━━━━━ DATA SHOWN
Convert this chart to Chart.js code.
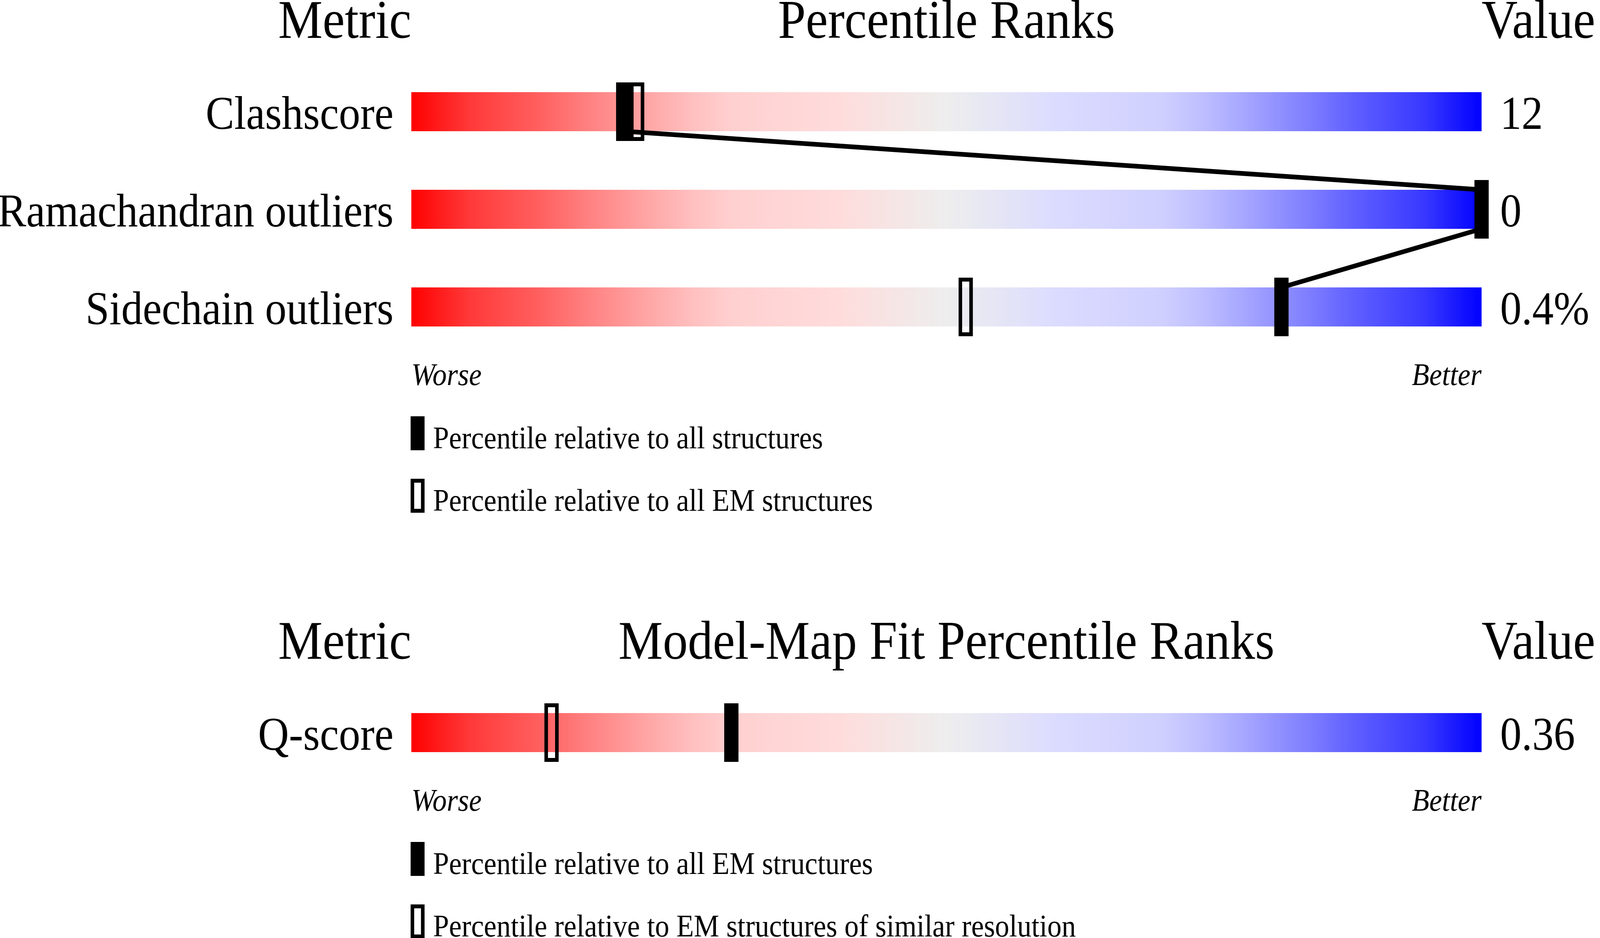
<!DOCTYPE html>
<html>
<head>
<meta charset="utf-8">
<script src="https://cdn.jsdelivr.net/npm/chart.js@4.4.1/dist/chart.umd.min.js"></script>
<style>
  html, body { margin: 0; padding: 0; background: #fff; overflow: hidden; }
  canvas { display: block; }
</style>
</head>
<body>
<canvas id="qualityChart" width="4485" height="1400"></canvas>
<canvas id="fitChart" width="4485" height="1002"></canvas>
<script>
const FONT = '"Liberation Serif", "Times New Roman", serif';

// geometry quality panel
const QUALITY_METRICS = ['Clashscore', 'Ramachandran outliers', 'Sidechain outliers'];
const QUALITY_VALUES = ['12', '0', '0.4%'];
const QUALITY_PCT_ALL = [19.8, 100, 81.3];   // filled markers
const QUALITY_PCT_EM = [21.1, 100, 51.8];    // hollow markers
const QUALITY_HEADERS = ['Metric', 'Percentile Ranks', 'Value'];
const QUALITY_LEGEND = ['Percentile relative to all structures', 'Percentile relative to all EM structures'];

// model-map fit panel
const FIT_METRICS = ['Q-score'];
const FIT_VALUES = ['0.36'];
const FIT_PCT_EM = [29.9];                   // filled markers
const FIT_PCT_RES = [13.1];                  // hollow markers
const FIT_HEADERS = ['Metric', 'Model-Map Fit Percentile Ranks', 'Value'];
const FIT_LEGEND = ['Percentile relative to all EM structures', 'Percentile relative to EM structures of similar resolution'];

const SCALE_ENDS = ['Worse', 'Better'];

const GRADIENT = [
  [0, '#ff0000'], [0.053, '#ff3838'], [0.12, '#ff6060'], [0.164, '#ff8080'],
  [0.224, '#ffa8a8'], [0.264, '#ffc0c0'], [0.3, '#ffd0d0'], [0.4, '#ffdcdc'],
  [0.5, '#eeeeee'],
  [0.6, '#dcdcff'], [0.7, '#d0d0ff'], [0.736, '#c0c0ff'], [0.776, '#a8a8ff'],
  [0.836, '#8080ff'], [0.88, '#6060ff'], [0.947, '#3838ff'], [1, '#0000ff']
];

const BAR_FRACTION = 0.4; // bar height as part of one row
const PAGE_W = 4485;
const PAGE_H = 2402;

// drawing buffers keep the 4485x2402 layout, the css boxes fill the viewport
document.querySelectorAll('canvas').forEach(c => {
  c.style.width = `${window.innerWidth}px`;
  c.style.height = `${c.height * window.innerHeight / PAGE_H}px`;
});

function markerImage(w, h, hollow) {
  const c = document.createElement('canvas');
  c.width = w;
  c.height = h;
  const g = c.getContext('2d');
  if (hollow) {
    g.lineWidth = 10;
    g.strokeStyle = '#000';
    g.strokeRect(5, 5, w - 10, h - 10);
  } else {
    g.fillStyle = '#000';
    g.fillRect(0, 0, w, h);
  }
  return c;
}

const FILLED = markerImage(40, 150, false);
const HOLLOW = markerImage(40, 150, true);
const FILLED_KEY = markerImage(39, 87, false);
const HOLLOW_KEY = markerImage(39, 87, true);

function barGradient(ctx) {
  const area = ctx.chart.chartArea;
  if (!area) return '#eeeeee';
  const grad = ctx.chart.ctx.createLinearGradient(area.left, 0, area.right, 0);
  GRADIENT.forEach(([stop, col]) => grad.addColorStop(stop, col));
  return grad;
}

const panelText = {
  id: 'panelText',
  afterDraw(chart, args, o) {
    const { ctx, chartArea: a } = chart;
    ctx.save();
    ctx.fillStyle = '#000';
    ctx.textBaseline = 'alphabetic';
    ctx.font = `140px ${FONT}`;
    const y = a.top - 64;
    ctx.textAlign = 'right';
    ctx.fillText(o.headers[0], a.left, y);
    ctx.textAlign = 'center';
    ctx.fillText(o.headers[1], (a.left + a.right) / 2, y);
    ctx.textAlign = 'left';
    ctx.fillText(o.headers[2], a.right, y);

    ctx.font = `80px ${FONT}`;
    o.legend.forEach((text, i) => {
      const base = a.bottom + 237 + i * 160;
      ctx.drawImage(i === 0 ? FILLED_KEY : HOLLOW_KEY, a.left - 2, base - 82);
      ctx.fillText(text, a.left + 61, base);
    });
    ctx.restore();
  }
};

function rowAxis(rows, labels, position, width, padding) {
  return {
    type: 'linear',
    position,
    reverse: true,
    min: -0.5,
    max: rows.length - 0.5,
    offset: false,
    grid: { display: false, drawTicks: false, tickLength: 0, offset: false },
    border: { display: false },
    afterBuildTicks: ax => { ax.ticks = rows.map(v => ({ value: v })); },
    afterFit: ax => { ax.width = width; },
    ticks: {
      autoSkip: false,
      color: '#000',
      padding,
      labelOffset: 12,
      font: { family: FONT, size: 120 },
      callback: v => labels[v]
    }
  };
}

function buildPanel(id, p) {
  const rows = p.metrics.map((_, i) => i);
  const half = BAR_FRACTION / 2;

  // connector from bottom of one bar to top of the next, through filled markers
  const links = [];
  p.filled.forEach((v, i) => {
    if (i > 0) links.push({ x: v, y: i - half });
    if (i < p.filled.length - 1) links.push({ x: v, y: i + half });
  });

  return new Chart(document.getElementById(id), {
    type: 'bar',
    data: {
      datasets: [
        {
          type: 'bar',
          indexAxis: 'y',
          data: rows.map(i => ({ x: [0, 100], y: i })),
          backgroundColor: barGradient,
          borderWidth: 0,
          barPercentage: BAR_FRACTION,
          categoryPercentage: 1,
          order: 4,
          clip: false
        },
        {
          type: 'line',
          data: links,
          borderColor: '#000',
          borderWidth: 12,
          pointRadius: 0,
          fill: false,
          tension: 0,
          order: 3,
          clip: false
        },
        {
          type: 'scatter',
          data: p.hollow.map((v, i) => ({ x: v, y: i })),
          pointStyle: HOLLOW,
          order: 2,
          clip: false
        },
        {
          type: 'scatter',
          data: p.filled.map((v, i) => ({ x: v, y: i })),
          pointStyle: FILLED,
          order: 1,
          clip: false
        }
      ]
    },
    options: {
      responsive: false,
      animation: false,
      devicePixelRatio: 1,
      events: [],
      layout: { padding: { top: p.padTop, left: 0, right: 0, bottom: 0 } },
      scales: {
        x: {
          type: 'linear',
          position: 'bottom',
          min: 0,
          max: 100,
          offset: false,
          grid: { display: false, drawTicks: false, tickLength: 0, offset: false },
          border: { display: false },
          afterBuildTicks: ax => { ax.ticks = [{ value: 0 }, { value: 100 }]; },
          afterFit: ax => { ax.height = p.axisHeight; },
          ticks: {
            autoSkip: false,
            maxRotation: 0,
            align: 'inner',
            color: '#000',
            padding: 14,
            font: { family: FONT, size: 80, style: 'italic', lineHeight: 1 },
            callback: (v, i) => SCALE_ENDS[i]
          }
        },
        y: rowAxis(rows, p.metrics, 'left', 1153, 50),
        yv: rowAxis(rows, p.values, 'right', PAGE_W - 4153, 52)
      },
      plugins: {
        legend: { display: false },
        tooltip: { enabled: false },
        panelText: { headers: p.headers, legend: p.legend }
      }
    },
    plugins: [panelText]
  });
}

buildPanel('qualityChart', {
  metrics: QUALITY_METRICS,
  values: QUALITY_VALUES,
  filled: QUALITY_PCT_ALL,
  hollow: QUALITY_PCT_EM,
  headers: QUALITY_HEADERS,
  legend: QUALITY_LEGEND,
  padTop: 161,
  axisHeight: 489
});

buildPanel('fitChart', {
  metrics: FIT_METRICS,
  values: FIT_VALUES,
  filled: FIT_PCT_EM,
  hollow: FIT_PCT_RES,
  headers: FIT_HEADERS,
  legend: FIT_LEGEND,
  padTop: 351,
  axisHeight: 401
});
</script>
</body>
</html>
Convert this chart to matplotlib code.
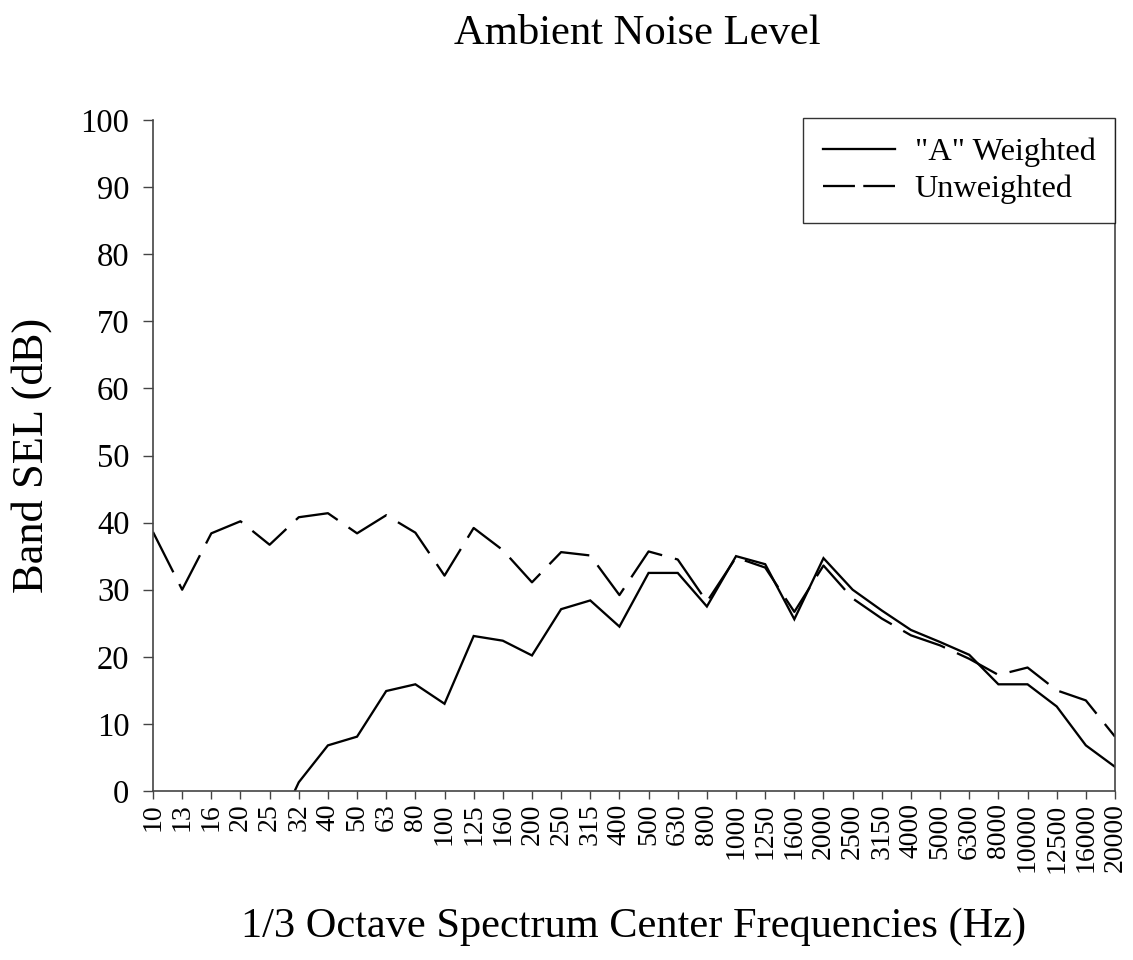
━━━━━━━━━━
→ **WHAT YOU SHOULD DO**:
Except for the pictures, copy the material above exactly.

→ **EXERCISE RESULT**:
Convert this chart to Chart.js code.
<!DOCTYPE html>
<html>
<head>
<meta charset="utf-8">
<script src="https://cdn.jsdelivr.net/npm/chart.js@4.4.1/dist/chart.umd.min.js"></script>
<style>
  html, body { margin: 0; padding: 0; background: #fff; overflow: hidden; }
  canvas { display: block; }
</style>
</head>
<body>
<canvas id="qualityChart" width="4485" height="1400"></canvas>
<canvas id="fitChart" width="4485" height="1002"></canvas>
<script>
const FONT = '"Liberation Serif", "Times New Roman", serif';

// geometry quality panel
const QUALITY_METRICS = ['Clashscore', 'Ramachandran outliers', 'Sidechain outliers'];
const QUALITY_VALUES = ['12', '0', '0.4%'];
const QUALITY_PCT_ALL = [19.8, 100, 81.3];   // filled markers
const QUALITY_PCT_EM = [21.1, 100, 51.8];    // hollow markers
const QUALITY_HEADERS = ['Metric', 'Percentile Ranks', 'Value'];
const QUALITY_LEGEND = ['Percentile relative to all structures', 'Percentile relative to all EM structures'];

// model-map fit panel
const FIT_METRICS = ['Q-score'];
const FIT_VALUES = ['0.36'];
const FIT_PCT_EM = [29.9];                   // filled markers
const FIT_PCT_RES = [13.1];                  // hollow markers
const FIT_HEADERS = ['Metric', 'Model-Map Fit Percentile Ranks', 'Value'];
const FIT_LEGEND = ['Percentile relative to all EM structures', 'Percentile relative to EM structures of similar resolution'];

const SCALE_ENDS = ['Worse', 'Better'];

const GRADIENT = [
  [0, '#ff0000'], [0.053, '#ff3838'], [0.12, '#ff6060'], [0.164, '#ff8080'],
  [0.224, '#ffa8a8'], [0.264, '#ffc0c0'], [0.3, '#ffd0d0'], [0.4, '#ffdcdc'],
  [0.5, '#eeeeee'],
  [0.6, '#dcdcff'], [0.7, '#d0d0ff'], [0.736, '#c0c0ff'], [0.776, '#a8a8ff'],
  [0.836, '#8080ff'], [0.88, '#6060ff'], [0.947, '#3838ff'], [1, '#0000ff']
];

const BAR_FRACTION = 0.4; // bar height as part of one row
const PAGE_W = 4485;
const PAGE_H = 2402;

// drawing buffers keep the 4485x2402 layout, the css boxes fill the viewport
document.querySelectorAll('canvas').forEach(c => {
  c.style.width = `${window.innerWidth}px`;
  c.style.height = `${c.height * window.innerHeight / PAGE_H}px`;
});

function markerImage(w, h, hollow) {
  const c = document.createElement('canvas');
  c.width = w;
  c.height = h;
  const g = c.getContext('2d');
  if (hollow) {
    g.lineWidth = 10;
    g.strokeStyle = '#000';
    g.strokeRect(5, 5, w - 10, h - 10);
  } else {
    g.fillStyle = '#000';
    g.fillRect(0, 0, w, h);
  }
  return c;
}

const FILLED = markerImage(40, 150, false);
const HOLLOW = markerImage(40, 150, true);
const FILLED_KEY = markerImage(39, 87, false);
const HOLLOW_KEY = markerImage(39, 87, true);

function barGradient(ctx) {
  const area = ctx.chart.chartArea;
  if (!area) return '#eeeeee';
  const grad = ctx.chart.ctx.createLinearGradient(area.left, 0, area.right, 0);
  GRADIENT.forEach(([stop, col]) => grad.addColorStop(stop, col));
  return grad;
}

const panelText = {
  id: 'panelText',
  afterDraw(chart, args, o) {
    const { ctx, chartArea: a } = chart;
    ctx.save();
    ctx.fillStyle = '#000';
    ctx.textBaseline = 'alphabetic';
    ctx.font = `140px ${FONT}`;
    const y = a.top - 64;
    ctx.textAlign = 'right';
    ctx.fillText(o.headers[0], a.left, y);
    ctx.textAlign = 'center';
    ctx.fillText(o.headers[1], (a.left + a.right) / 2, y);
    ctx.textAlign = 'left';
    ctx.fillText(o.headers[2], a.right, y);

    ctx.font = `80px ${FONT}`;
    o.legend.forEach((text, i) => {
      const base = a.bottom + 237 + i * 160;
      ctx.drawImage(i === 0 ? FILLED_KEY : HOLLOW_KEY, a.left - 2, base - 82);
      ctx.fillText(text, a.left + 61, base);
    });
    ctx.restore();
  }
};

function rowAxis(rows, labels, position, width, padding) {
  return {
    type: 'linear',
    position,
    reverse: true,
    min: -0.5,
    max: rows.length - 0.5,
    offset: false,
    grid: { display: false, drawTicks: false, tickLength: 0, offset: false },
    border: { display: false },
    afterBuildTicks: ax => { ax.ticks = rows.map(v => ({ value: v })); },
    afterFit: ax => { ax.width = width; },
    ticks: {
      autoSkip: false,
      color: '#000',
      padding,
      labelOffset: 12,
      font: { family: FONT, size: 120 },
      callback: v => labels[v]
    }
  };
}

function buildPanel(id, p) {
  const rows = p.metrics.map((_, i) => i);
  const half = BAR_FRACTION / 2;

  // connector from bottom of one bar to top of the next, through filled markers
  const links = [];
  p.filled.forEach((v, i) => {
    if (i > 0) links.push({ x: v, y: i - half });
    if (i < p.filled.length - 1) links.push({ x: v, y: i + half });
  });

  return new Chart(document.getElementById(id), {
    type: 'bar',
    data: {
      datasets: [
        {
          type: 'bar',
          indexAxis: 'y',
          data: rows.map(i => ({ x: [0, 100], y: i })),
          backgroundColor: barGradient,
          borderWidth: 0,
          barPercentage: BAR_FRACTION,
          categoryPercentage: 1,
          order: 4,
          clip: false
        },
        {
          type: 'line',
          data: links,
          borderColor: '#000',
          borderWidth: 12,
          pointRadius: 0,
          fill: false,
          tension: 0,
          order: 3,
          clip: false
        },
        {
          type: 'scatter',
          data: p.hollow.map((v, i) => ({ x: v, y: i })),
          pointStyle: HOLLOW,
          order: 2,
          clip: false
        },
        {
          type: 'scatter',
          data: p.filled.map((v, i) => ({ x: v, y: i })),
          pointStyle: FILLED,
          order: 1,
          clip: false
        }
      ]
    },
    options: {
      responsive: false,
      animation: false,
      devicePixelRatio: 1,
      events: [],
      layout: { padding: { top: p.padTop, left: 0, right: 0, bottom: 0 } },
      scales: {
        x: {
          type: 'linear',
          position: 'bottom',
          min: 0,
          max: 100,
          offset: false,
          grid: { display: false, drawTicks: false, tickLength: 0, offset: false },
          border: { display: false },
          afterBuildTicks: ax => { ax.ticks = [{ value: 0 }, { value: 100 }]; },
          afterFit: ax => { ax.height = p.axisHeight; },
          ticks: {
            autoSkip: false,
            maxRotation: 0,
            align: 'inner',
            color: '#000',
            padding: 14,
            font: { family: FONT, size: 80, style: 'italic', lineHeight: 1 },
            callback: (v, i) => SCALE_ENDS[i]
          }
        },
        y: rowAxis(rows, p.metrics, 'left', 1153, 50),
        yv: rowAxis(rows, p.values, 'right', PAGE_W - 4153, 52)
      },
      plugins: {
        legend: { display: false },
        tooltip: { enabled: false },
        panelText: { headers: p.headers, legend: p.legend }
      }
    },
    plugins: [panelText]
  });
}

buildPanel('qualityChart', {
  metrics: QUALITY_METRICS,
  values: QUALITY_VALUES,
  filled: QUALITY_PCT_ALL,
  hollow: QUALITY_PCT_EM,
  headers: QUALITY_HEADERS,
  legend: QUALITY_LEGEND,
  padTop: 161,
  axisHeight: 489
});

buildPanel('fitChart', {
  metrics: FIT_METRICS,
  values: FIT_VALUES,
  filled: FIT_PCT_EM,
  hollow: FIT_PCT_RES,
  headers: FIT_HEADERS,
  legend: FIT_LEGEND,
  padTop: 351,
  axisHeight: 401
});
</script>
</body>
</html>
Convert this chart to matplotlib code.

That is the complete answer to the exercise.